▸ To be done:
Quote the records exactly, starting at the first line and stopping after the line with "1.24, 0.83, 0.98];"; skip the pictures.

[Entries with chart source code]

|---|

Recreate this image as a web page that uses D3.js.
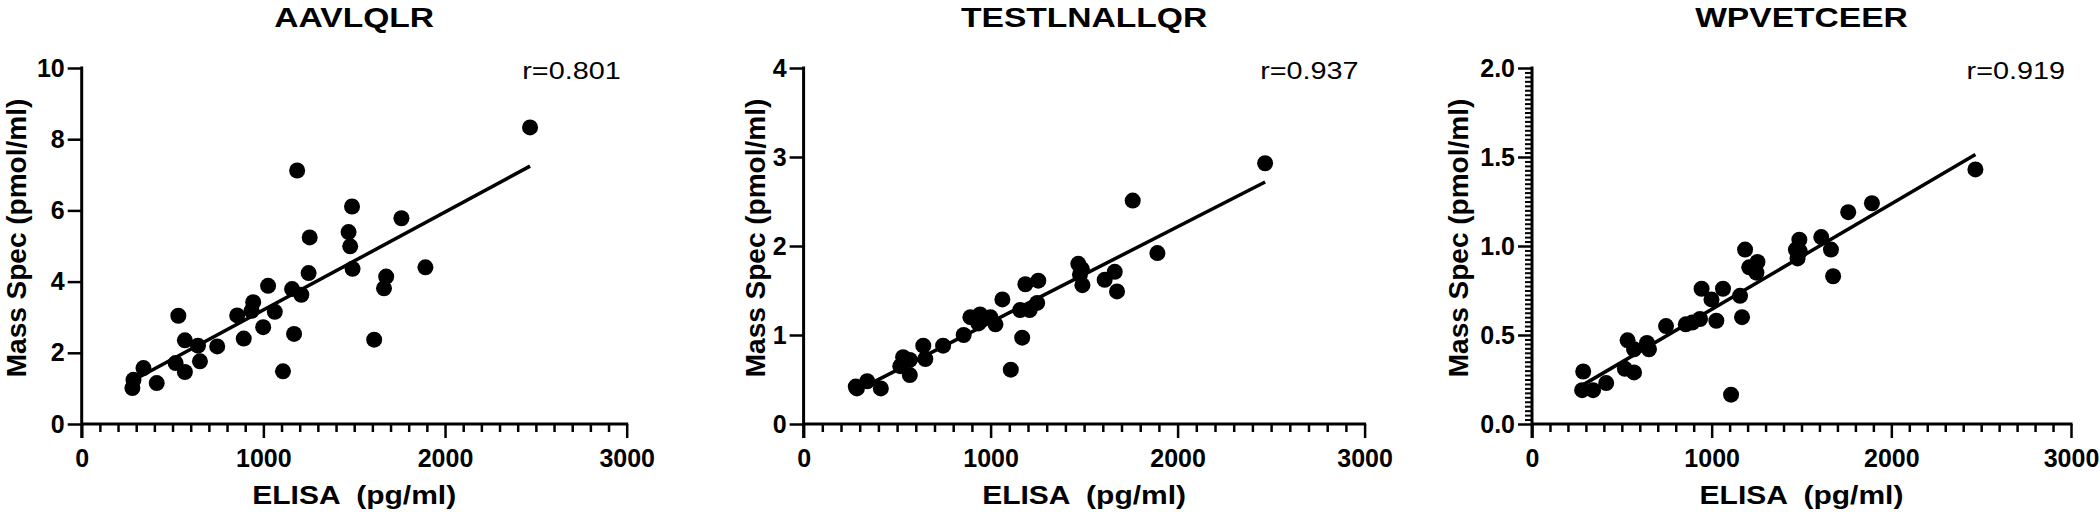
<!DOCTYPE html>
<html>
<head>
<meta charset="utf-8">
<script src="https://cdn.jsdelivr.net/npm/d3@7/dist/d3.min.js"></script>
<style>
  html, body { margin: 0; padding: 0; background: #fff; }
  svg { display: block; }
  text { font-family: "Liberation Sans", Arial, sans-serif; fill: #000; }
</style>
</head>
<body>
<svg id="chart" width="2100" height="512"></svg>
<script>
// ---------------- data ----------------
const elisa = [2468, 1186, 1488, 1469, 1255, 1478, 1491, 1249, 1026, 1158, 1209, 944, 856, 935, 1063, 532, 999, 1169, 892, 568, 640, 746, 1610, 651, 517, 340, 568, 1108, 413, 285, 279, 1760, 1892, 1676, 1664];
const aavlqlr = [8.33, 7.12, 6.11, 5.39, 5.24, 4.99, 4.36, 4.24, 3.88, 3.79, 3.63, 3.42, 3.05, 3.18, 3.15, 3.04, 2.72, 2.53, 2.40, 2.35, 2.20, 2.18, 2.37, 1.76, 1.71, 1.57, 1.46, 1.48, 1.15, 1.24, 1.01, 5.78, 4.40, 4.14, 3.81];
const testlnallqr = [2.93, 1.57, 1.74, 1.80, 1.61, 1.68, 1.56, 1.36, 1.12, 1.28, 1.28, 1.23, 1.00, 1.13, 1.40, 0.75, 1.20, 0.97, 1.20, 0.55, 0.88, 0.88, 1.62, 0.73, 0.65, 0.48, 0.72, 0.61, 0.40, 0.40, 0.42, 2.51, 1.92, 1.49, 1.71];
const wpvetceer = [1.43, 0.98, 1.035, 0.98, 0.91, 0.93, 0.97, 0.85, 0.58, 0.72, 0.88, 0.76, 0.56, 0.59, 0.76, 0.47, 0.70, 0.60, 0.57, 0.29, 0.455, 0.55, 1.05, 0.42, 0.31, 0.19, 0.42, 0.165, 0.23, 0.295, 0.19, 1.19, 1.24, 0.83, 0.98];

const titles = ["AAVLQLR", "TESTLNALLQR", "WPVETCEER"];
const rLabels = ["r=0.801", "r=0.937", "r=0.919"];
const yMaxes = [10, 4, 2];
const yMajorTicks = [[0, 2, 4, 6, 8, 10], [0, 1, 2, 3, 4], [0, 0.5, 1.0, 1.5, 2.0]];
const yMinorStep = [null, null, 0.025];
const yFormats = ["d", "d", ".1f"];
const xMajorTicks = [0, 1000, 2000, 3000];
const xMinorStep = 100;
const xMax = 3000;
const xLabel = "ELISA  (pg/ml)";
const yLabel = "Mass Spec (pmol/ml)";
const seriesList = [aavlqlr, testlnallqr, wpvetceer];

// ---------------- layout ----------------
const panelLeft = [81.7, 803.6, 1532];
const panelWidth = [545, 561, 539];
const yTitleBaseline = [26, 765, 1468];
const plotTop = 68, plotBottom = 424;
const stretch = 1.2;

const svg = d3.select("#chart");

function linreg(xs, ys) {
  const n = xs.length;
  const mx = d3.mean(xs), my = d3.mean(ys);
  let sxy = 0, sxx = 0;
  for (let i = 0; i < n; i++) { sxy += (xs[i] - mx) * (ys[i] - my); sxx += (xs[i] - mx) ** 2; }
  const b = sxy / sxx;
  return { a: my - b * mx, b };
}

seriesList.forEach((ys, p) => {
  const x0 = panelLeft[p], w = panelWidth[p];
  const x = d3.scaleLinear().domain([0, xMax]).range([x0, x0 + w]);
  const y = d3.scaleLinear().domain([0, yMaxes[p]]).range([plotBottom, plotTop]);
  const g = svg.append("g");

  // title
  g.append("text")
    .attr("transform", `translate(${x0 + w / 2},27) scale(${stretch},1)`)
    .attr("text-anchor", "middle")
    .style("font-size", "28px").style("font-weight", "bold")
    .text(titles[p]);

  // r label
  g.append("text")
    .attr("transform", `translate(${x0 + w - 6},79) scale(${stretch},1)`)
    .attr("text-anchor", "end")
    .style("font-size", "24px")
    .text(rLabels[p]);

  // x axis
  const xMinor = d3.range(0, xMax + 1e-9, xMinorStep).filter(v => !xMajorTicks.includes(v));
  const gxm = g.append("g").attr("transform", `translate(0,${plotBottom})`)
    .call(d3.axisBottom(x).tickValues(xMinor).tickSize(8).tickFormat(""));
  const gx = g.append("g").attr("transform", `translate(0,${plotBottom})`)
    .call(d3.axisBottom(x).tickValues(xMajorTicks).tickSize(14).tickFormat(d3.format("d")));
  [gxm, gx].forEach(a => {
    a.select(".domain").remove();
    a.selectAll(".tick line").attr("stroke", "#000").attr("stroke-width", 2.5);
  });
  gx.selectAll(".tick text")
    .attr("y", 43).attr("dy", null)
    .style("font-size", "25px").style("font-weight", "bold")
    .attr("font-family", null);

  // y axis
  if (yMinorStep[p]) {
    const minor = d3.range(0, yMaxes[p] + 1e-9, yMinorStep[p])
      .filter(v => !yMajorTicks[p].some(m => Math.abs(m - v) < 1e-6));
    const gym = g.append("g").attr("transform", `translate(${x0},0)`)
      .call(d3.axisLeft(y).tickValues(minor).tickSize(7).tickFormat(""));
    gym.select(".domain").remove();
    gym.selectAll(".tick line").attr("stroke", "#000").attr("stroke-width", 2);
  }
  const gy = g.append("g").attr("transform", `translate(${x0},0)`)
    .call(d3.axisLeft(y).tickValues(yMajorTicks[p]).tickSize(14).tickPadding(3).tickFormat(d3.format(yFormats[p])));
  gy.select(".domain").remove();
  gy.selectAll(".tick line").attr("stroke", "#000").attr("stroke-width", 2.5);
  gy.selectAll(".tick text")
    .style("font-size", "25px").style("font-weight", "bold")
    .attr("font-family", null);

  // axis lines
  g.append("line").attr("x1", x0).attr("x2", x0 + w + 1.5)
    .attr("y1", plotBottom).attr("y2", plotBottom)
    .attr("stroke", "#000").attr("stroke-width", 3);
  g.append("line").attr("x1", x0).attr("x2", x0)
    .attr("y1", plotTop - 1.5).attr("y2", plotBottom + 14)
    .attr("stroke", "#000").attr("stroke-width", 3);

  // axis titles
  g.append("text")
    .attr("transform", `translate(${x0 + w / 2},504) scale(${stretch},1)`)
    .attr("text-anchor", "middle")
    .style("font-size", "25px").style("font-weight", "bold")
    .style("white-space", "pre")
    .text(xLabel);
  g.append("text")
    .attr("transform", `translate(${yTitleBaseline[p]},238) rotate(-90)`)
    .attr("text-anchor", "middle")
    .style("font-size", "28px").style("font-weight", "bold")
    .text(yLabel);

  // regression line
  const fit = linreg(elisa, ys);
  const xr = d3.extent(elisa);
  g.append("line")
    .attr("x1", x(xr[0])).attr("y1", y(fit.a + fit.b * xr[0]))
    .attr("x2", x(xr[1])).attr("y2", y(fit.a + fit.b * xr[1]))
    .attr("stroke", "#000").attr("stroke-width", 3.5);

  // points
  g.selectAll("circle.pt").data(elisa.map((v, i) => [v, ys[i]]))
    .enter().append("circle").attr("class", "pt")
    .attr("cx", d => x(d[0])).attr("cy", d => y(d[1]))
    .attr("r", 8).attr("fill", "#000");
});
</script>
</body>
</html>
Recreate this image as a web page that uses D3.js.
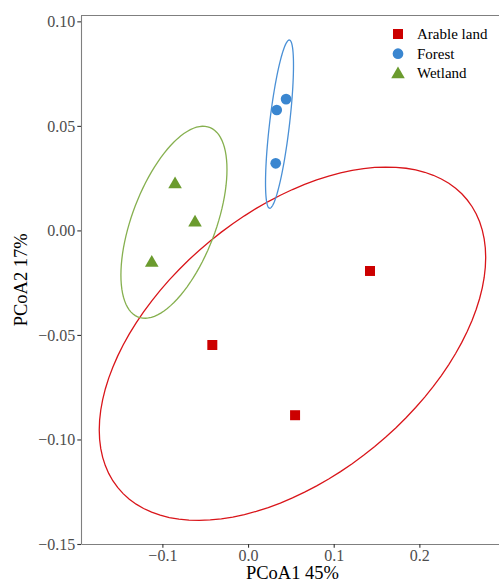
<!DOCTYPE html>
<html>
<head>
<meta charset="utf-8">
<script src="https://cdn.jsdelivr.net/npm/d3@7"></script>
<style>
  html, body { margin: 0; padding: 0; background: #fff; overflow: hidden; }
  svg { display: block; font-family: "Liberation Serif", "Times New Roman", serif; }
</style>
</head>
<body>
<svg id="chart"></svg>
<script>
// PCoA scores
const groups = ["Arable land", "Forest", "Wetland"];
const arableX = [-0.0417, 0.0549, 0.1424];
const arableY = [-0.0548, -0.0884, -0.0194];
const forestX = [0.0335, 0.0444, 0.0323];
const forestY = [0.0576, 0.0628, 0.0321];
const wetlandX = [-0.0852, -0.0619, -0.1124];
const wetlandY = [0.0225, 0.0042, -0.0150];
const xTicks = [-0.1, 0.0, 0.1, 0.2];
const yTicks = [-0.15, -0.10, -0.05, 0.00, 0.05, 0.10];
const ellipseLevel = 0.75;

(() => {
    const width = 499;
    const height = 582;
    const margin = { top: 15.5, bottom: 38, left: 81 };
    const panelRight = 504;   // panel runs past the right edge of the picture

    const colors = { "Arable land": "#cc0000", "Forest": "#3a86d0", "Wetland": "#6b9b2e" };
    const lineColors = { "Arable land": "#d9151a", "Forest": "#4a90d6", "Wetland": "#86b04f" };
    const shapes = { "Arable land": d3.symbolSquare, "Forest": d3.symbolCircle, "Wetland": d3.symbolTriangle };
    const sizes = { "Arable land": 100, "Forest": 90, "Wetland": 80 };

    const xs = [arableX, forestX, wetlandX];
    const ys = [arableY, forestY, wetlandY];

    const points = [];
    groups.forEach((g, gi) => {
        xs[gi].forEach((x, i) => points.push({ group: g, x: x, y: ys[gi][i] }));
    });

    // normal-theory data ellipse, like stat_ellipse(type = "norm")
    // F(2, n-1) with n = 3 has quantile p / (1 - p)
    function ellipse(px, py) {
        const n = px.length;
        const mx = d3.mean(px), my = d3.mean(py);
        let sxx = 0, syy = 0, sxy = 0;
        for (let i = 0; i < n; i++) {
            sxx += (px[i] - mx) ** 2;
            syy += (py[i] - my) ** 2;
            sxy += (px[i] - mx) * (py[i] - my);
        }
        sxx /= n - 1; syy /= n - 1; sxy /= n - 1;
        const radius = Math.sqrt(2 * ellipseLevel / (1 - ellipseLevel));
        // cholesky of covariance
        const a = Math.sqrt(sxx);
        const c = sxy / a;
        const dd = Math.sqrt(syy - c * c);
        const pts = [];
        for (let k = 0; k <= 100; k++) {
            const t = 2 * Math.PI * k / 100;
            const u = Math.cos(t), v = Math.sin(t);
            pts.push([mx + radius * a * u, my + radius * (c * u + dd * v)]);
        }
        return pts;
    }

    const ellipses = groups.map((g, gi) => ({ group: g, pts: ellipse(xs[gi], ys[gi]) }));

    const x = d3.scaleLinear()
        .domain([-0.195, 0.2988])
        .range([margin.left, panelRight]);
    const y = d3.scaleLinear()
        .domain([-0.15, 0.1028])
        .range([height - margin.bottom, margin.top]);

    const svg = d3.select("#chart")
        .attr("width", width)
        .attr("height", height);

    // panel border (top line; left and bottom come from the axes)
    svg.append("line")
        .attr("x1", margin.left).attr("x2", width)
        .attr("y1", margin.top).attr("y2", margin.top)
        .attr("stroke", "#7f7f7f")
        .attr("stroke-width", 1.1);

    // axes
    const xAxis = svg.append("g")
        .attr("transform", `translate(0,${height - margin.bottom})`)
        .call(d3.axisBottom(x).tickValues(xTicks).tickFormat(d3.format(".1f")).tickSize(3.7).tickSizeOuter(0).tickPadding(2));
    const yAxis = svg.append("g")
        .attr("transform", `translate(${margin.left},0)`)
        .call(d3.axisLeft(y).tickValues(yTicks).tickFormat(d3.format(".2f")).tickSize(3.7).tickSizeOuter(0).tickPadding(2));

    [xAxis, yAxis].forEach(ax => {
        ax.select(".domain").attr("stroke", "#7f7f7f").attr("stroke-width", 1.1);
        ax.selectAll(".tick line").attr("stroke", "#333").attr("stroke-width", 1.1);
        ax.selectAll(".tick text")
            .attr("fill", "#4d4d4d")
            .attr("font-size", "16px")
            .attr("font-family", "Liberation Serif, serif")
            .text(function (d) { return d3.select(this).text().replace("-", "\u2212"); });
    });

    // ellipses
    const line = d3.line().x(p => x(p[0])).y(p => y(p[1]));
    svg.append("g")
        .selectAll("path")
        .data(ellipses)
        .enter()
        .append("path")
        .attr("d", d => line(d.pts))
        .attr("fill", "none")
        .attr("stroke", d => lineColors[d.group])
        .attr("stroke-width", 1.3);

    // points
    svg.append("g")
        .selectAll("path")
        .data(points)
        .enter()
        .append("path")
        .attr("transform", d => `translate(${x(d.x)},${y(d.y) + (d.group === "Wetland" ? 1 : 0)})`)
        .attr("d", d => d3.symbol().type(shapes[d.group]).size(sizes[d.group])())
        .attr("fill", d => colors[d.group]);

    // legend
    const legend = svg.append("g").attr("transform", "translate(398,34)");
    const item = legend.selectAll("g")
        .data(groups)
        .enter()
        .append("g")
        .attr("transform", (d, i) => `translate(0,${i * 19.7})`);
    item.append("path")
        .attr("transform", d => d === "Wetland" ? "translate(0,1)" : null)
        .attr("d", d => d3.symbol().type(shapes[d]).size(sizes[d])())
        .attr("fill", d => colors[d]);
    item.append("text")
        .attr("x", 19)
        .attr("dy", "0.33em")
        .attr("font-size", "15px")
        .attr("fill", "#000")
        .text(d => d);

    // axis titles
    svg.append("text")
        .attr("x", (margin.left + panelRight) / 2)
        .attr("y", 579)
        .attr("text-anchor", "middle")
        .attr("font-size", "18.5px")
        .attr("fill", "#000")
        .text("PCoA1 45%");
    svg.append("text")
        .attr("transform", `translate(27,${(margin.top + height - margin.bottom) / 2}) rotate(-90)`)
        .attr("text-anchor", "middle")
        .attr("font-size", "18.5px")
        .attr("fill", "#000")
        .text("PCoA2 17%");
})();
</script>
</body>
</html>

|---|

▸ Correct response:
Recreate this image as a web page that uses D3.js.
<!DOCTYPE html>
<html>
<head>
<meta charset="utf-8">
<script src="https://cdn.jsdelivr.net/npm/d3@7/dist/d3.min.js"></script>
<style>
  html, body { margin: 0; padding: 0; background: #fff; }
  svg { display: block; }
  text { font-family: "Liberation Sans", Arial, sans-serif; fill: #000; }
</style>
</head>
<body>
<svg id="chart" width="2100" height="512"></svg>
<script>
// ---------------- data ----------------
const elisa = [2468, 1186, 1488, 1469, 1255, 1478, 1491, 1249, 1026, 1158, 1209, 944, 856, 935, 1063, 532, 999, 1169, 892, 568, 640, 746, 1610, 651, 517, 340, 568, 1108, 413, 285, 279, 1760, 1892, 1676, 1664];
const aavlqlr = [8.33, 7.12, 6.11, 5.39, 5.24, 4.99, 4.36, 4.24, 3.88, 3.79, 3.63, 3.42, 3.05, 3.18, 3.15, 3.04, 2.72, 2.53, 2.40, 2.35, 2.20, 2.18, 2.37, 1.76, 1.71, 1.57, 1.46, 1.48, 1.15, 1.24, 1.01, 5.78, 4.40, 4.14, 3.81];
const testlnallqr = [2.93, 1.57, 1.74, 1.80, 1.61, 1.68, 1.56, 1.36, 1.12, 1.28, 1.28, 1.23, 1.00, 1.13, 1.40, 0.75, 1.20, 0.97, 1.20, 0.55, 0.88, 0.88, 1.62, 0.73, 0.65, 0.48, 0.72, 0.61, 0.40, 0.40, 0.42, 2.51, 1.92, 1.49, 1.71];
const wpvetceer = [1.43, 0.98, 1.035, 0.98, 0.91, 0.93, 0.97, 0.85, 0.58, 0.72, 0.88, 0.76, 0.56, 0.59, 0.76, 0.47, 0.70, 0.60, 0.57, 0.29, 0.455, 0.55, 1.05, 0.42, 0.31, 0.19, 0.42, 0.165, 0.23, 0.295, 0.19, 1.19, 1.24, 0.83, 0.98];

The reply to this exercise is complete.